If you read last week’s gardening feature, I was in the middle of cutting three feet off the tops of one of the Leylandii hedges in the back garden.
I am delighted the job is now complete and the hedge will be a lot easier to cut in future years.
As soon as that particular hedge was completed the one all along our front drive needed to be cut but this was just a trim job.
The electric hedge cutter which can be used at any angle was just brill. The trouble is the cuttings have to be swept up and taken to the recycling centre and that can be quite a pantomime.
The reason for the flurry of hedge cutting was because the wallflowers have to be planted in the border underneath the Leylandii hedge.
Wallflowers are the cheapest of the spring flow-ering plants and are easy to grow as long as the soil in the border or bed is well drained; they don’t like being in boggy conditions.
The soil underneath all hedges is always poor because no one ever feeds hedges due to the fact that if they are fed they grow even more!
Hedges provide shade too and lots of plants prefer to have plenty of light but here we go, wallflowers are excellent because they just want well drained soils and as hedges absorb moisture from the soil, the wallflowers are ready.
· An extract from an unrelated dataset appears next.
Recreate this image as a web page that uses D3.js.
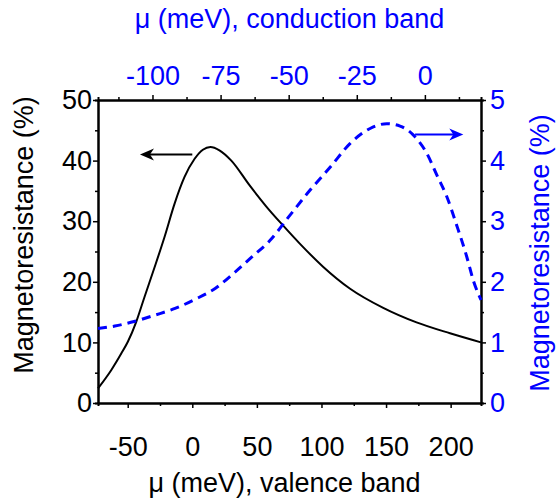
<!DOCTYPE html>
<html>
<head>
<meta charset="utf-8">
<script src="https://cdn.jsdelivr.net/npm/d3@7"></script>
<style>
  body { margin: 0; background: #fff; }
  svg { display: block; font-family: "Liberation Sans", Arial, sans-serif; }
</style>
</head>
<body>
<svg id="chart" width="557" height="500"></svg>
<script>
'use strict';

// valence band curve: bottom axis (meV) vs left axis (%)
let valenceMu = [-73, -62.8, -55, -49.9, -43.4, -37, -29.2, -21.5, -13.7, -6, 1.8, 8.2,
  14, 21, 30.2, 44.4, 57, 70.2, 83.2, 101.2, 121.9, 147.8, 173.6, 199.5, 223.5];
let valenceMR = [2.4, 5.4, 8.15, 10.1, 13.4, 17.5, 22.4, 27.4, 32.9, 37.3, 40.3, 41.8,
  42.25, 41.7, 40.0, 35.9, 32.5, 29.3, 26.3, 22.5, 18.9, 15.7, 13.3, 11.5, 10.0];

// conduction band curve: top axis (meV) vs right axis (%)
let conductionMu = [-120, -113.8, -106.4, -99.1, -91.7, -84.4, -77, -69.7, -63.5, -56.9,
  -49.5, -42.2, -34.8, -27.5, -20.1, -14.0, -9.1, -4.2, 0.7, 4.4, 8.1, 11.7, 15.4, 17.8, 20.6];
let conductionMR = [1.23, 1.27, 1.35, 1.45, 1.56, 1.71, 1.89, 2.16, 2.41, 2.68,
  3.10, 3.51, 3.89, 4.28, 4.53, 4.61, 4.57, 4.42, 4.12, 3.76, 3.40, 2.93, 2.41, 2.02, 1.70];

let bottomTicks = [-50, 0, 50, 100, 150, 200];
let bottomMinor = [-25, 25, 75, 125, 175];
let topTicks = [-100, -75, -50, -25, 0];
let topMinor = [-112.5, -87.5, -62.5, -37.5, -12.5, 12.5];
let leftTicks = [0, 10, 20, 30, 40, 50];
let leftMinor = [5, 15, 25, 35, 45];
let rightTicks = [0, 1, 2, 3, 4, 5];
let rightMinor = [0.5, 1.5, 2.5, 3.5, 4.5];

// arrows telling which curve belongs to which axis
let valenceArrow = [0, -40.5, 41];      // from mu, to mu, at MR
let conductionArrow = [-3.6, 14.1, 4.43];

let blue = '#0000ff';
let svg = d3.select('#chart');

let plot = {x: 98, y: 100, w: 383, h: 303};

let xBottom = d3.scaleLinear().domain([-73, 223.5]).range([plot.x, plot.x + plot.w]);
let xTop = d3.scaleLinear().domain([-120, 20.6]).range([plot.x, plot.x + plot.w]);
let yLeft = d3.scaleLinear().domain([0, 50]).range([plot.y + plot.h, plot.y]);
let yRight = d3.scaleLinear().domain([0, 5]).range([plot.y + plot.h, plot.y]);

let fmt = d => String(d);   // plain hyphen, no trailing .0

let styleAxis = (g, color) => {
  g.select('.domain').style('stroke', '#000').style('stroke-width', 2);
  g.selectAll('.tick line').style('stroke', '#000').style('stroke-width', 1.5);
  g.selectAll('.tick text')
    .style('font-size', '27px')
    .style('font-family', '"Liberation Sans", Arial, sans-serif')
    .style('fill', color);
};

// minor ticks first, majors on top
svg.append('g')
  .attr('transform', `translate(0,${plot.y + plot.h})`)
  .call(d3.axisBottom(xBottom).tickValues(bottomMinor).tickSize(3).tickFormat(''))
  .call(g => styleAxis(g, '#000'));
svg.append('g')
  .attr('transform', `translate(0,${plot.y})`)
  .call(d3.axisTop(xTop).tickValues(topMinor).tickSize(3).tickFormat(''))
  .call(g => styleAxis(g, blue));
svg.append('g')
  .attr('transform', `translate(${plot.x},0)`)
  .call(d3.axisLeft(yLeft).tickValues(leftMinor).tickSize(3).tickFormat(''))
  .call(g => styleAxis(g, '#000'));
svg.append('g')
  .attr('transform', `translate(${plot.x + plot.w},0)`)
  .call(d3.axisRight(yRight).tickValues(rightMinor).tickSize(3).tickFormat(''))
  .call(g => styleAxis(g, blue));

svg.append('g')
  .attr('transform', `translate(0,${plot.y + plot.h})`)
  .call(d3.axisBottom(xBottom).tickValues(bottomTicks).tickFormat(fmt)
    .tickSize(5).tickSizeOuter(0).tickPadding(29))
  .call(g => styleAxis(g, '#000'));
svg.append('g')
  .attr('transform', `translate(0,${plot.y})`)
  .call(d3.axisTop(xTop).tickValues(topTicks).tickFormat(fmt)
    .tickSize(5).tickSizeOuter(0).tickPadding(10))
  .call(g => styleAxis(g, blue));
svg.append('g')
  .attr('transform', `translate(${plot.x},0)`)
  .call(d3.axisLeft(yLeft).tickValues(leftTicks).tickFormat(fmt)
    .tickSize(5).tickSizeOuter(0).tickPadding(1))
  .call(g => styleAxis(g, '#000'));
svg.append('g')
  .attr('transform', `translate(${plot.x + plot.w},0)`)
  .call(d3.axisRight(yRight).tickValues(rightTicks).tickFormat(fmt)
    .tickSize(5).tickSizeOuter(0).tickPadding(4))
  .call(g => styleAxis(g, blue));

// curves
let valenceLine = d3.line()
  .x((d, i) => xBottom(valenceMu[i]))
  .y(d => yLeft(d))
  .curve(d3.curveMonotoneX);
svg.append('path')
  .datum(valenceMR)
  .attr('d', valenceLine)
  .style('fill', 'none')
  .style('stroke', '#000')
  .style('stroke-width', 2);

let conductionLine = d3.line()
  .x((d, i) => xTop(conductionMu[i]))
  .y(d => yRight(d))
  .curve(d3.curveMonotoneX);
svg.append('path')
  .datum(conductionMR)
  .attr('d', conductionLine)
  .style('fill', 'none')
  .style('stroke', blue)
  .style('stroke-width', 3)
  .style('stroke-dasharray', '9,6');

// arrows
let drawArrow = (x1, x2, y, color) => {
  let dir = x2 < x1 ? -1 : 1;
  let g = svg.append('g');
  g.append('line')
    .attr('x1', x1)
    .attr('x2', x2 - dir * 8)
    .attr('y1', y)
    .attr('y2', y)
    .style('stroke', color)
    .style('stroke-width', 2);
  g.append('path')
    .attr('d', 'M0,0 L-14,-6 L-10,0 L-14,6 Z')
    .attr('transform', `translate(${x2},${y}) scale(${dir},1)`)
    .style('fill', color);
};
drawArrow(xBottom(valenceArrow[0]), xBottom(valenceArrow[1]), yLeft(valenceArrow[2]), '#000');
drawArrow(xTop(conductionArrow[0]), xTop(conductionArrow[1]), yRight(conductionArrow[2]), blue);

// axis titles
svg.append('text')
  .attr('x', plot.x + plot.w / 2 - 5)
  .attr('y', 492)
  .style('text-anchor', 'middle')
  .style('font-size', '27px')
  .text('\u03bc (meV), valence band');
svg.append('text')
  .attr('x', plot.x + plot.w / 2)
  .attr('y', 28)
  .style('text-anchor', 'middle')
  .style('font-size', '27px')
  .style('fill', blue)
  .text('\u03bc (meV), conduction band');
svg.append('text')
  .attr('transform', 'translate(33,235) rotate(-90)')
  .style('text-anchor', 'middle')
  .style('font-size', '27px')
  .text('Magnetoresistance (%)');
svg.append('text')
  .attr('transform', 'translate(549,253) rotate(-90)')
  .style('text-anchor', 'middle')
  .style('font-size', '27px')
  .style('fill', blue)
  .text('Magnetoresistance (%)');
</script>
</body>
</html>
My wallflowers are grown in rows at the allot-ment. They were sown in June, watered well and then dusted with ant killer powder to kill off the flea beetles and I can remember telling you to treat yours.
The plants are brought home from the allotment in huge trays which hold about 50 plants. This keeps the foliage clean and this system helps my wife Pam because she actually plants them.
The soil is dug over by me to a depth of about a foot and carefully raked over. A generous dressing of blood, fish and bone fertiliser is raked in and the plants are then planted firmly about eight inches apart.
The lovely plants are planted in what is called ‘crow’s foot’ design. This means the rows are not straight, the first two are planted and another one is planted behind and this continues.
As you know, we don’t plant ‘mixed’. We are planting the variety Wallflower Golden Bedder because by the time the flowers emerge the evergreen foliage will completely cover the border underneath that shady boring hedge and when the flowers arrive in spring it will bring a swathe of sunshine into the garden even if the sun has not come out to play.